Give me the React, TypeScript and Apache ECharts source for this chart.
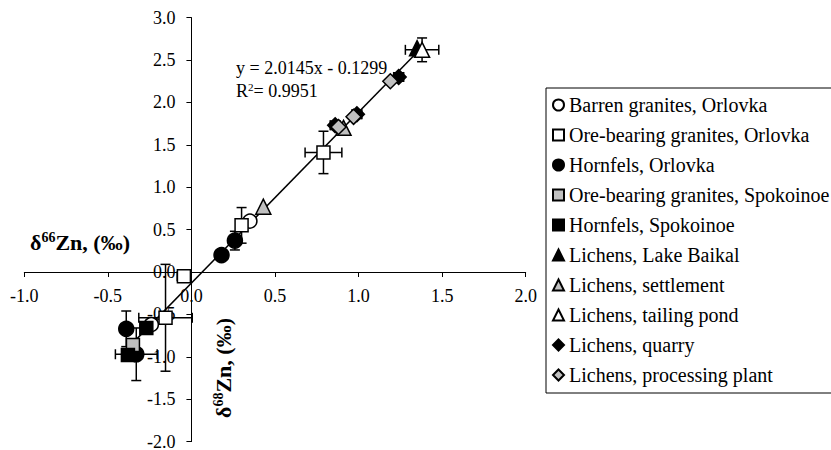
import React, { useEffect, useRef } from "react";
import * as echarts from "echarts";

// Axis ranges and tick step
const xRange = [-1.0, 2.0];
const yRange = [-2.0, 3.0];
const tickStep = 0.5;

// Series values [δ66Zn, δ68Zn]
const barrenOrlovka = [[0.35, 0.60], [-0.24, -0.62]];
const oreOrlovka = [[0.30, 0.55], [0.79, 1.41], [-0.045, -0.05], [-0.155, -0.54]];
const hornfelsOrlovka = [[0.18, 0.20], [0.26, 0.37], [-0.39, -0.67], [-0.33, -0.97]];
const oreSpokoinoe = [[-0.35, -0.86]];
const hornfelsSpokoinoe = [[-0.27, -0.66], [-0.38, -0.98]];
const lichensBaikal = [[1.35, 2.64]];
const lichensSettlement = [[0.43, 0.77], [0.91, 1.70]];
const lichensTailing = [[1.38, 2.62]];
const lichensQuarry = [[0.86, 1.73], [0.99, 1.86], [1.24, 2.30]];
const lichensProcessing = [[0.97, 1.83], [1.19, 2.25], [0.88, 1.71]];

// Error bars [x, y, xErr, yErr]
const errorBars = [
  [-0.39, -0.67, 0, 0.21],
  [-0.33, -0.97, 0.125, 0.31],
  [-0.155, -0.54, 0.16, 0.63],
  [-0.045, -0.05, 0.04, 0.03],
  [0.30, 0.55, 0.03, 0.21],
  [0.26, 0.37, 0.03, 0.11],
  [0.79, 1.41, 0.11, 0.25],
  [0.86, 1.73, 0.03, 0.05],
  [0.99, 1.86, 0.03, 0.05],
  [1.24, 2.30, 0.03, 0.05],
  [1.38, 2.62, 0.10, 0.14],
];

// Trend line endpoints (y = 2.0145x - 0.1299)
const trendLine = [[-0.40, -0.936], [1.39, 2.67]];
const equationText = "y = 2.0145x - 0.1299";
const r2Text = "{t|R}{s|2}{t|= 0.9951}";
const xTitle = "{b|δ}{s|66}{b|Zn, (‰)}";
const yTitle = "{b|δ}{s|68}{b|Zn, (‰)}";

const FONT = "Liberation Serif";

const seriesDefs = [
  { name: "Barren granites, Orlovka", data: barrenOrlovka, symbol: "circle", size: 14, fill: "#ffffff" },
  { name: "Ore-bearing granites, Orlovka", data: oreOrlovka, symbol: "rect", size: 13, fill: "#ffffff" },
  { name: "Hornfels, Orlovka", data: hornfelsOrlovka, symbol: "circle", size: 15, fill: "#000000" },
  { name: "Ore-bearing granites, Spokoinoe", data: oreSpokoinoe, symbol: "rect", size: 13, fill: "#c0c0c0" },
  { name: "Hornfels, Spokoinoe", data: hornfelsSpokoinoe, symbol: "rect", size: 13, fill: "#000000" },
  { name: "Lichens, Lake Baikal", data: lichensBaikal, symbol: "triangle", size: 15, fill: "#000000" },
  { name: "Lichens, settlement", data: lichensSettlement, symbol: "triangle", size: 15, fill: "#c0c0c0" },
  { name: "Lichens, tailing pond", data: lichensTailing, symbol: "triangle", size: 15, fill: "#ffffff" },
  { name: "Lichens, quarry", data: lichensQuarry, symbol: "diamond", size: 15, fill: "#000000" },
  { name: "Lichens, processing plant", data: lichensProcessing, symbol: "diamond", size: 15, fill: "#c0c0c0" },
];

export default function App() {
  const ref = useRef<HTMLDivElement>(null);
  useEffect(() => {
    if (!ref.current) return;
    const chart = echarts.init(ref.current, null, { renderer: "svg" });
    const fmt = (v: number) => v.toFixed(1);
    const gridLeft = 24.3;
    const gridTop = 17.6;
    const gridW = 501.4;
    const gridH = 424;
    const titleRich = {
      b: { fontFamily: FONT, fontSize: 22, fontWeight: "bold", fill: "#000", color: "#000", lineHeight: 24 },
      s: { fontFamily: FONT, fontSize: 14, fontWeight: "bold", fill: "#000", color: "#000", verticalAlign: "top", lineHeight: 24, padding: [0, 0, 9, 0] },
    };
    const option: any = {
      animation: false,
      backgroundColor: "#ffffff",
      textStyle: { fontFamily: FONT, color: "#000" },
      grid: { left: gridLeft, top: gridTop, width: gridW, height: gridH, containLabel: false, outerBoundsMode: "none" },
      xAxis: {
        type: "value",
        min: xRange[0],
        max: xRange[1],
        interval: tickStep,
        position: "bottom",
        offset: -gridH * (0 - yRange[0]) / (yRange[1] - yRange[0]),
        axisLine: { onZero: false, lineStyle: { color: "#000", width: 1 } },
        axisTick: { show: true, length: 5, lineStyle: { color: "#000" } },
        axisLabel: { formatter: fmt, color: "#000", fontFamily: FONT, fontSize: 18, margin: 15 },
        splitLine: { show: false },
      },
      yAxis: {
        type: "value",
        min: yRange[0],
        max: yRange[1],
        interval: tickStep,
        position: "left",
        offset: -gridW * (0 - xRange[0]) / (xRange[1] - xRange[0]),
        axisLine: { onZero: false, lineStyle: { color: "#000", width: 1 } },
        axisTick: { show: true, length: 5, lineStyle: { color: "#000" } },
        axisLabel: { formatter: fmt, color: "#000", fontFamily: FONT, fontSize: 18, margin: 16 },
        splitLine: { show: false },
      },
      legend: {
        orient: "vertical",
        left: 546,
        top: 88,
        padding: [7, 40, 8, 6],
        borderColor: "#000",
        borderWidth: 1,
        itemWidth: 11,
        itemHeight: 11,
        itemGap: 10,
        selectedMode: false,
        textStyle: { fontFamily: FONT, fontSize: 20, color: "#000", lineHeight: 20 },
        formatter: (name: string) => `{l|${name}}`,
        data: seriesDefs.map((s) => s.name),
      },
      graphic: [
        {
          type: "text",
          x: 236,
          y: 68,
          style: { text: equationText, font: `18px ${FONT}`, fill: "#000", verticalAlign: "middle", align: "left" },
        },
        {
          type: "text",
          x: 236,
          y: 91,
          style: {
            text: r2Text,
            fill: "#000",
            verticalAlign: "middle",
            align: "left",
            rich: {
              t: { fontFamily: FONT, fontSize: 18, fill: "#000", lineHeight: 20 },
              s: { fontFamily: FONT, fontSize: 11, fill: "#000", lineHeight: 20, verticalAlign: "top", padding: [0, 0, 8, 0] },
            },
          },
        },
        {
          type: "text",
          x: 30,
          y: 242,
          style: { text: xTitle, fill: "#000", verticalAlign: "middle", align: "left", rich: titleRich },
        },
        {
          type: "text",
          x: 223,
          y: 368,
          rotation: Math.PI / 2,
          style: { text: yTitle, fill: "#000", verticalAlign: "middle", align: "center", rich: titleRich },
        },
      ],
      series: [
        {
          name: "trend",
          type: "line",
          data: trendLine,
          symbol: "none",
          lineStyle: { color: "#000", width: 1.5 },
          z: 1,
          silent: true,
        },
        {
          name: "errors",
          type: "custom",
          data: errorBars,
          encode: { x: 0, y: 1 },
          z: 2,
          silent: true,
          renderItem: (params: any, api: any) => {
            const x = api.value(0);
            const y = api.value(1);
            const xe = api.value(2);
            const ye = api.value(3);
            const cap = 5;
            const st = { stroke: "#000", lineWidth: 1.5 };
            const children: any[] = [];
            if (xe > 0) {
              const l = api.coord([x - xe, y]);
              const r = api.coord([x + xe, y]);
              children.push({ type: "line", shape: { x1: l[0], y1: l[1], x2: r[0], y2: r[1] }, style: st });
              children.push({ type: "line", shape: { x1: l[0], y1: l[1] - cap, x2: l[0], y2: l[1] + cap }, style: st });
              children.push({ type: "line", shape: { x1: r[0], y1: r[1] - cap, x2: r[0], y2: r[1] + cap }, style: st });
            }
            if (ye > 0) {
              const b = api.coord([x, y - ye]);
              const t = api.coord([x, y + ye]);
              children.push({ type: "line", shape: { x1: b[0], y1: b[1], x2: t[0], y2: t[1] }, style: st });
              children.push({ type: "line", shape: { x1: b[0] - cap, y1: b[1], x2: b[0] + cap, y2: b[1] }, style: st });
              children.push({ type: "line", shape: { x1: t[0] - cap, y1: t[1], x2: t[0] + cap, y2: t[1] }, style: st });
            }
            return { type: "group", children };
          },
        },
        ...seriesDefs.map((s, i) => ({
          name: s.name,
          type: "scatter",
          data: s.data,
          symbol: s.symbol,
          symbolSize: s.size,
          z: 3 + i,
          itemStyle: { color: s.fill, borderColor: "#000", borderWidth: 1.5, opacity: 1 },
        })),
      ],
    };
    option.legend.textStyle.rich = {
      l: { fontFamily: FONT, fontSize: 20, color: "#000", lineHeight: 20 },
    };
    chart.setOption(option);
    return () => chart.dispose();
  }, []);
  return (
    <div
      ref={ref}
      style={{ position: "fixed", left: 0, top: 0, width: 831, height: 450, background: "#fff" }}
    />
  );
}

- **Required task**:
Pictures excluded, repeat exactly the lines from the top of the material through the line with "const tickStep = 0.5;", including both of those lines.

- **Reply to the task**:
Give me the React, TypeScript and Apache ECharts source for this chart.
import React, { useEffect, useRef } from "react";
import * as echarts from "echarts";

// Axis ranges and tick step
const xRange = [-1.0, 2.0];
const yRange = [-2.0, 3.0];
const tickStep = 0.5;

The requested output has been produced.